US investigative journalist I.F. Stone famously said: “All governments lie”. So a filing cabinet full of classified government documents should have been a heaven-sent opportunity for the ABC to hold the Australian government to account.
Instead, we got a craven attempt by the ABC to show itself as trustworthy to those in power. By the time footage was broadcast of ASIO employees bundling boxes of documents out of ABC offices, the ABC had revealed virtually nothing of their contents.
The ABC head of investigative news (apparently a joke title – the ABC has an amusingly named freedom of information editor too) clarified that, for the national broadcaster, the investigation of classified documents starts and ends with state approval.
This week produced further evidence of whose tune the ABC dances to. Editors removed an article by economics correspondent Emma Alberici after it was criticised by the government and big business representatives.
After a lengthy silence, the ABC’s Corrections and Clarifications page finally posted: “The analysis piece did not meet ABC editorial standards and has been removed for further review”.
Alberici’s crime was to argue that there is no case to cut corporate taxes because many of Australia’s biggest companies don’t pay tax anyway. So it’s clear what those “editorial standards” are.
The case of the “cabinet files” is not the first time the ABC has acted as an arm of the government. In some ways, it is better placed than the Murdochs and Channel 7s of the world to promote the state’s agenda. After all, it’s “our” ABC. This can make doing the government’s dirty work so much easier and more credible.
That was the case in 2006, when Lateline promoted many lying racists to generate the idea that Aboriginal men in the Northern Territory were depraved child molesters and drunks with whom Aboriginal children and women were not safe. The result was the 2007 Northern Territory Intervention, which resulted in Aboriginal communities being invaded by the military, and residents being deprived of the right to decide how to spend their own money.

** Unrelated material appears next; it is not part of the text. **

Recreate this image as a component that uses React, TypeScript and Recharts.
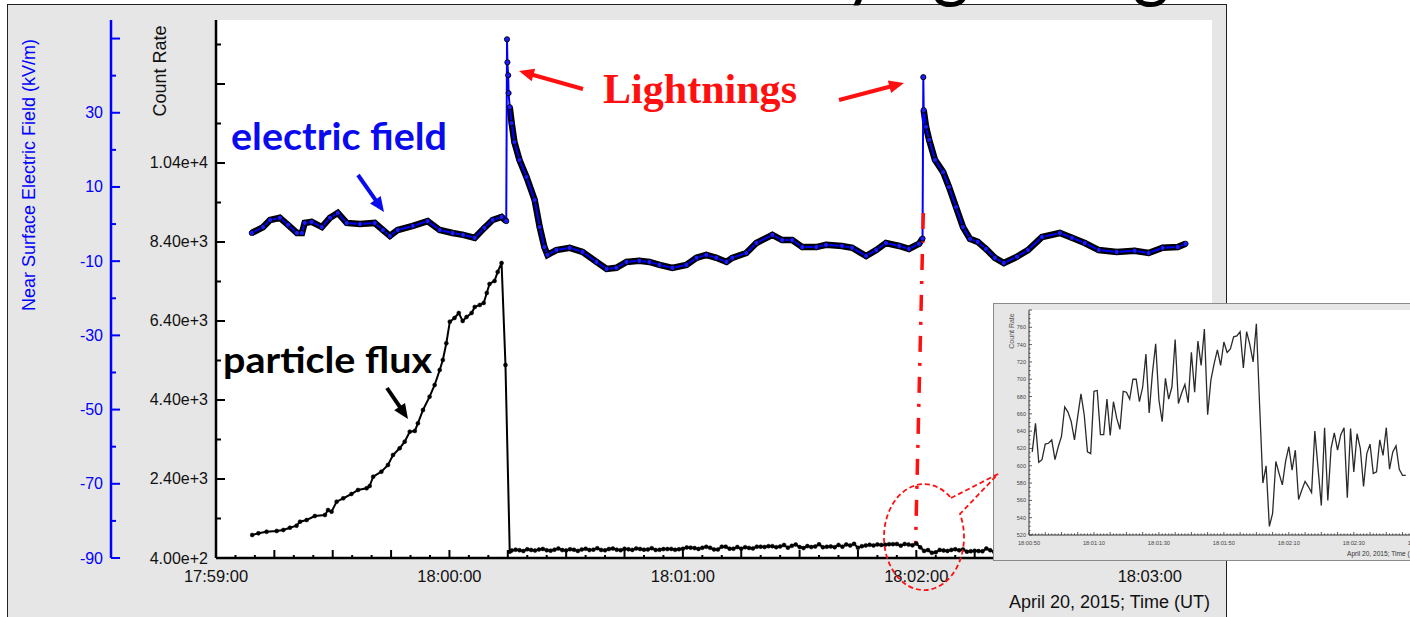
import React from "react";
import { LineChart, Line, XAxis, YAxis, CartesianGrid, ReferenceLine } from "recharts";

// electric field: seconds after 17:59:00, kV/m
const efTime = [
  9.2, 12.1, 13.9, 16.4, 18.5, 20.8, 22.1, 22.8, 24.6, 27.2, 29.3, 31.3, 33.6, 37.0, 40.8, 42.9,
  44.7, 46.7, 50.6, 54.4, 57.5, 60.8, 63.5, 66.5, 69.0, 71.1, 73.4, 74.6, 74.8, 74.9, 75.1, 75.2,
  75.5, 76.0, 76.7, 78.0, 79.8, 81.9, 83.2, 84.4, 85.2, 87.5, 90.9, 94.2, 97.8, 100.4, 102.9, 105.5,
  108.8, 111.4, 114.0, 117.3, 120.9, 123.5, 126.0, 128.6, 131.2, 132.7, 136.3, 138.9, 143.0, 145.5,
  148.1, 150.7, 154.3, 156.8, 160.9, 163.5, 167.1, 169.7, 172.2, 175.6, 178.1, 180.7, 181.6, 181.8,
  181.9, 182.5, 183.3, 184.8, 186.9, 188.4, 190.2, 192.0, 193.8, 195.8, 197.9, 200.2, 202.5, 205.9,
  208.7, 212.3, 216.9, 220.0, 223.3, 226.9, 231.5, 236.1, 239.7, 243.3, 247.2, 249.2,
];
const efValue = [
  -2.4, -0.8, 1.1, 1.7, -0.2, -2.4, -2.4, 0.3, 0.6, -0.8, 1.7, 3.0, 0.3, 0.0, 0.3, -1.6,
  -3.2, -1.6, -0.5, 0.8, -1.6, -2.4, -2.9, -3.7, -1.0, 1.1, 1.9, 0.8, 49.8, 43.6, 40.1, 35.3,
  31.5, 27.2, 22.1, 17.3, 12.7, 6.5, -0.8, -6.2, -8.3, -7.0, -6.4, -7.5, -10.2, -12.1, -11.8, -10.2,
  -9.9, -10.2, -11.0, -11.8, -11.0, -9.1, -8.3, -9.1, -10.2, -9.1, -7.8, -5.1, -2.9, -4.3,
  -4.3, -6.2, -6.2, -5.6, -5.9, -6.4, -8.6, -7.0, -5.1, -5.9, -6.7, -5.3, -3.9, 39.6,
  30.7, 26.2, 22.7, 17.3, 14.0, 10.0, 4.6, -0.8, -4.0, -4.8, -6.7, -9.1, -10.5, -8.8,
  -7.0, -3.5, -2.4, -3.7, -5.1, -7.0, -7.5, -7.2, -7.8, -6.4, -6.2, -5.3,
];

// particle flux before the drop: seconds after 17:59:00, counts
const fluxTime = [
  9.3, 10.9, 13.0, 15.6, 17.3, 19.0, 20.7, 21.6, 23.3, 25.4, 28.0, 28.8, 29.7, 31.0, 32.7, 34.8,
  36.5, 38.7, 39.5, 40.4, 42.5, 44.2, 45.5, 47.2, 48.5, 49.8, 51.1, 51.9, 53.2, 54.9, 56.2, 57.5,
  58.3, 59.2, 60.1, 61.3, 62.4, 63.4, 64.4, 65.7, 66.5, 67.8, 68.8, 69.6, 70.3, 71.6, 72.4, 73.4,
  74.4, 75.5,
];
const fluxValue = [
  982, 1025, 1066, 1084, 1109, 1167, 1218, 1319, 1362, 1463, 1489, 1615, 1573, 1826, 1911, 2020,
  2122, 2165, 2223, 2459, 2585, 2755, 3008, 3177, 3345, 3598, 3616, 3810, 4147, 4484, 4780, 5160,
  5413, 5836, 6383, 6477, 6603, 6401, 6502, 6603, 6755, 6806, 6857, 7110, 7338, 7414, 7642, 7869,
  5287, 560,
];
// flux after the drop, one sample per second from 17:59:00 + 76 s
const fluxFlatStart = 76;
const fluxFlat = [
  590, 612, 598, 575, 620, 603, 588, 615, 630, 596, 584, 610, 641, 600, 593, 622, 608, 579,
  615, 634, 601, 612, 648, 604, 595, 627, 640, 610, 598, 633, 620, 605, 642, 628, 611,
];

// inset: count rate, one sample per second from 18:00:51
const insetStart = 51;
const insetCount = [
  616, 649, 604, 607, 625, 626, 630, 607, 622, 634, 668, 662, 651, 630, 657, 683, 659, 616, 614, 686,
  687, 636, 636, 677, 635, 674, 655, 642, 686, 685, 677, 700, 700, 674, 691, 729, 661, 707, 741, 676,
  651, 701, 677, 691, 746, 672, 684, 694, 673, 731, 685, 744, 716, 758, 659, 699, 718, 734, 716, 743,
  731, 735, 749, 750, 755, 713, 755, 740, 720, 764, 670, 580, 600, 530, 545, 605, 591, 578, 605, 622,
  595, 618, 561, 572, 582, 576, 569, 640, 597, 554, 644, 560, 620, 638, 618, 636, 644, 563, 643, 593,
  637, 620, 576, 614, 625, 591, 593, 630, 612, 644, 596, 616, 623, 596, 589, 589,
];

const countTicks = Array.from({ length: 14 }, (_, i) => 400 + i * 1000);
const countLabels = [400, 2400, 4400, 6400, 8400, 10400];
const fieldTicks = Array.from({ length: 15 }, (_, i) => -90 + i * 10);
const fieldLabels = [30, 10, -10, -30, -50, -70, -90];
const timeTicks = Array.from({ length: 52 }, (_, i) => i * 5);
const insetXTicks = Array.from({ length: 126 }, (_, i) => 50 + i);
const insetYTicks = Array.from({ length: 53 }, (_, i) => 520 + i * 5);
const insetYLabels = [520, 540, 560, 580, 600, 620, 640, 660, 680, 700, 720, 740, 760];

const BLUE = "#0000ff";
const RED = "#ff1010";

const efData = efTime.map((t, i) => ({ t, v: efValue[i] }));
// thick black band of overlapping markers, broken over the fast spike rise
const efBand = efTime.map((t, i) => ({ t, v: efValue[i] > 32 ? null : efValue[i] }));
const fluxData = [
  ...fluxTime.map((t, i) => ({ t, v: fluxValue[i] })),
  ...fluxFlat.map((v, i) => ({ t: fluxFlatStart + i, v })),
  ...insetCount.map((v, i) => ({ t: insetStart + 60 + i, v })),
];
const insetData = insetCount.map((v, i) => ({ t: insetStart + i, v }));

const hms = (sec: number, base: number) => {
  const s = base + sec;
  const p = (n: number) => String(n).padStart(2, "0");
  return `${p(Math.floor(s / 3600))}:${p(Math.floor(s / 60) % 60)}:${p(s % 60)}`;
};

const CountTick = (p: any) => {
  const v = p.payload.value;
  const ax = p.x + 8;
  const major = (v - 400) % 2000 === 0;
  return (
    <g>
      <line x1={ax} x2={ax + (major ? 9 : 5)} y1={p.y} y2={p.y} stroke="#000" strokeWidth={2} />
      {countLabels.includes(v) && (
        <text x={p.x} y={p.y + 5.5} textAnchor="end" fontSize={16} fill="#111">
          {v.toExponential(2)}
        </text>
      )}
    </g>
  );
};

const FieldTick = (p: any) => {
  const v = p.payload.value;
  const ax = p.x + 8;
  const major = (v + 90) % 20 === 0;
  return (
    <g>
      <line x1={ax} x2={ax + (major ? 9 : 5)} y1={p.y} y2={p.y} stroke={BLUE} strokeWidth={2} />
      {fieldLabels.includes(v) && (
        <text x={p.x} y={p.y + 5.5} textAnchor="end" fontSize={16} fill={BLUE}>
          {v}
        </text>
      )}
    </g>
  );
};

const TimeTick = (p: any) => {
  const v = p.payload.value;
  const ay = p.y - 4;
  const major = v % 15 === 0;
  return (
    <g>
      <line x1={p.x} x2={p.x} y1={ay} y2={ay - (major ? 8 : 3)} stroke="#000" strokeWidth={2} />
      {v % 60 === 0 && (
        <text x={p.x} y={ay + 24} textAnchor="middle" fontSize={16.5} fill="#111">
          {hms(v, 17 * 3600 + 59 * 60)}
        </text>
      )}
    </g>
  );
};

const InsetXTick = (p: any) => {
  const v = p.payload.value;
  const ay = p.y - 3;
  const mid = v % 5 === 0;
  return (
    <g>
      <line x1={p.x} x2={p.x} y1={ay} y2={ay - (mid ? 3 : 1.6)} stroke="#333" strokeWidth={0.8} />
      {v % 20 === 10 && (
        <text x={p.x} y={ay + 10} textAnchor="middle" fontSize={5.7} fill="#444">
          {hms(v, 18 * 3600)}
        </text>
      )}
    </g>
  );
};

const InsetYTick = (p: any) => {
  const v = p.payload.value;
  const ax = p.x + 3;
  const major = v % 20 === 0;
  return (
    <g>
      <line x1={ax} x2={ax + (major ? 3 : 1.6)} y1={p.y} y2={p.y} stroke="#333" strokeWidth={0.8} />
      {insetYLabels.includes(v) && (
        <text x={p.x} y={p.y + 2} textAnchor="end" fontSize={5.5} fill="#444">
          {v}
        </text>
      )}
    </g>
  );
};

function Arrow({ x1, y1, x2, y2, color, w = 4, head = 15, hw = 13 }: any) {
  const len = Math.hypot(x2 - x1, y2 - y1);
  const ux = (x2 - x1) / len;
  const uy = (y2 - y1) / len;
  const bx = x2 - ux * head;
  const by = y2 - uy * head;
  const px = -uy * (hw / 2);
  const py = ux * (hw / 2);
  return (
    <g>
      <line x1={x1} y1={y1} x2={bx + ux * 2} y2={by + uy * 2} stroke={color} strokeWidth={w} />
      <polygon points={`${x2},${y2} ${bx + px},${by + py} ${bx - px},${by - py}`} fill={color} />
    </g>
  );
}

export default function App() {
  return (
    <div
      style={{
        position: "absolute",
        left: 0,
        top: 0,
        width: 1410,
        height: 617,
        overflow: "hidden",
        background: "#fff",
        fontFamily: '"Liberation Sans", Arial, sans-serif',
      }}
    >
      <div
        style={{
          position: "absolute",
          left: 7,
          top: 4,
          width: 1220,
          height: 700,
          background: "#e6e6e6",
          borderTop: "1px solid #222",
          borderLeft: "1px solid #222",
          borderRight: "1px solid #222",
          boxSizing: "border-box",
        }}
      />
      <div style={{ position: "absolute", left: 0, top: 0 }}>
        <LineChart width={1410} height={617} margin={{ top: 20, right: 198, left: 7, bottom: 0 }}>
          <CartesianGrid fill="#ffffff" stroke="none" />
          <XAxis
            dataKey="t"
            type="number"
            domain={[0, 256]}
            allowDataOverflow
            ticks={timeTicks}
            interval={0}
            height={59}
            tickSize={0}
            tickMargin={4}
            tick={TimeTick}
            tickLine={false}
            axisLine={{ stroke: "#000", strokeWidth: 2.5 }}
          />
          <YAxis
            yAxisId="cr"
            orientation="left"
            width={105}
            type="number"
            domain={[400, 14020]}
            allowDataOverflow
            ticks={countTicks}
            interval={0}
            tickSize={0}
            tickMargin={8}
            tick={CountTick}
            tickLine={false}
            axisLine={{ stroke: "#000", strokeWidth: 2.5 }}
          />
          <YAxis
            yAxisId="ef"
            orientation="left"
            width={104}
            type="number"
            domain={[-90, 55]}
            allowDataOverflow
            ticks={fieldTicks}
            interval={0}
            tickSize={0}
            tickMargin={8}
            tick={FieldTick}
            tickLine={false}
            axisLine={{ stroke: BLUE, strokeWidth: 2.5 }}
          />
          <Line
            yAxisId="cr"
            data={fluxData}
            dataKey="v"
            type="linear"
            stroke="#000"
            strokeWidth={2}
            dot={{ r: 2, fill: "#000", stroke: "#000", strokeWidth: 0.5 }}
            isAnimationActive={false}
          />
          <Line
            yAxisId="ef"
            data={efBand}
            dataKey="v"
            type="linear"
            stroke="#000"
            strokeWidth={6.5}
            dot={false}
            isAnimationActive={false}
          />
          <Line
            yAxisId="ef"
            data={efData}
            dataKey="v"
            type="linear"
            stroke={BLUE}
            strokeWidth={2}
            dot={{ r: 2.6, fill: "#1a1aff", stroke: "#000", strokeWidth: 0.9 }}
            isAnimationActive={false}
          />
          <ReferenceLine
            yAxisId="ef"
            segment={[
              { x: 181.8, y: 3 },
              { x: 179.8, y: -86.5 },
            ]}
            stroke={RED}
            strokeWidth={3.5}
            strokeDasharray="16 11 3 11"
            ifOverflow="visible"
          />
        </LineChart>
      </div>

      <div
        style={{
          position: "absolute",
          left: 993,
          top: 303,
          width: 447,
          height: 258,
          background: "#e6e6e6",
          border: "1px solid #8a8a8a",
          boxSizing: "border-box",
        }}
      >
        <LineChart width={445} height={256} data={insetData} margin={{ top: 6, right: 4, left: 0, bottom: 0 }}>
          <CartesianGrid fill="#ffffff" stroke="none" />
          <XAxis
            dataKey="t"
            type="number"
            domain={[50, 175]}
            allowDataOverflow
            ticks={insetXTicks}
            interval={0}
            height={25}
            tickSize={0}
            tickMargin={3}
            tick={InsetXTick}
            tickLine={false}
            axisLine={{ stroke: "#333", strokeWidth: 1 }}
          />
          <YAxis
            width={35}
            type="number"
            domain={[520, 780]}
            allowDataOverflow
            ticks={insetYTicks}
            interval={0}
            tickSize={0}
            tickMargin={3}
            tick={InsetYTick}
            tickLine={false}
            axisLine={{ stroke: "#333", strokeWidth: 1 }}
          />
          <Line
            dataKey="v"
            type="linear"
            stroke="#2a2a2a"
            strokeWidth={1.3}
            dot={false}
            isAnimationActive={false}
          />
        </LineChart>
      </div>

      <svg
        width={1410}
        height={617}
        style={{ position: "absolute", left: 0, top: 0, pointerEvents: "none" }}
      >
        <text x={805} y={-8} fontFamily="Lato, sans-serif" fontSize={77} textLength={365} lengthAdjust="spacingAndGlyphs" fill="#000">
          by lightning
        </text>
        <text transform="translate(29,175) rotate(-90)" textAnchor="middle" dominantBaseline="central" fontSize={18} fill={BLUE}>
          Near Surface Electric Field (kV/m)
        </text>
        <text transform="translate(160,71) rotate(-90)" textAnchor="middle" dominantBaseline="central" fontSize={18} fill="#111">
          Count Rate
        </text>
        <text x={1210} y={608} textAnchor="end" fontSize={18} fill="#111">
          April 20, 2015; Time (UT)
        </text>

        <text x={231} y={150} fontFamily="Lato, sans-serif" fontWeight={700} fontSize={38} textLength={216} lengthAdjust="spacingAndGlyphs" fill="#0a0aee">
          electric field
        </text>
        <Arrow x1={358} y1={175} x2={384} y2={212} color="#0a0aee" />
        <text x={223} y={373} fontFamily="Lato, sans-serif" fontWeight={700} fontSize={36} textLength={209} lengthAdjust="spacingAndGlyphs" fill="#000">
          particle flux
        </text>
        <Arrow x1={387} y1={388} x2={408} y2={419} color="#000" />
        <text x={603} y={103} fontFamily='"Liberation Serif", serif' fontWeight={700} fontSize={42} textLength={194} lengthAdjust="spacingAndGlyphs" fill={RED}>
          Lightnings
        </text>
        <Arrow x1={583} y1={89} x2={519} y2={71} color={RED} />
        <Arrow x1={839} y1={100} x2={904} y2={83} color={RED} />

        <path
          d="M 951 498 L 998 474 L 960 514 A 40 53 0 1 1 951 498"
          fill="none"
          stroke={RED}
          strokeWidth={1.8}
          strokeDasharray="5 3"
        />

        <text transform="translate(1011,331) rotate(-90)" textAnchor="middle" dominantBaseline="central" fontSize={7} fill="#555">
          Count Rate
        </text>
        <text x={1347} y={556} fontSize={6.6} fill="#333">
          April 20, 2015; Time (UT)
        </text>
      </svg>
    </div>
  );
}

Nothing is radical in the idea that journalists should investigate rather than merely restate the views of the powerful. Even the Australian Financial Review allowed veteran journalist Brian Toohey an opinion piece entitled, “The ABC’s filing cabinet kowtow to ASIO and the government was gutless”.
But as WikiLeaks, Chelsea Manning and Edward Snowden have shown, the courage to make known what our rulers want to keep hidden, especially information that hides behind the euphemism “national security”, can help in the struggle against them.
The feature film The Post focuses on the Washington Post’s role in publishing the Pentagon Papers, documents that showed that president after president had lied about the war in Vietnam.
They were leaked in 1971 by Daniel Ellsberg, one of the analysts who had produced the information for US defense secretary Robert McNamara, and became an opponent of the war.
Publication of these secret documents by various US newspapers put anti-war sentiment front and centre as the movement against the war went from strength to strength.
Just as well Daniel Ellsberg didn’t leak to the ABC.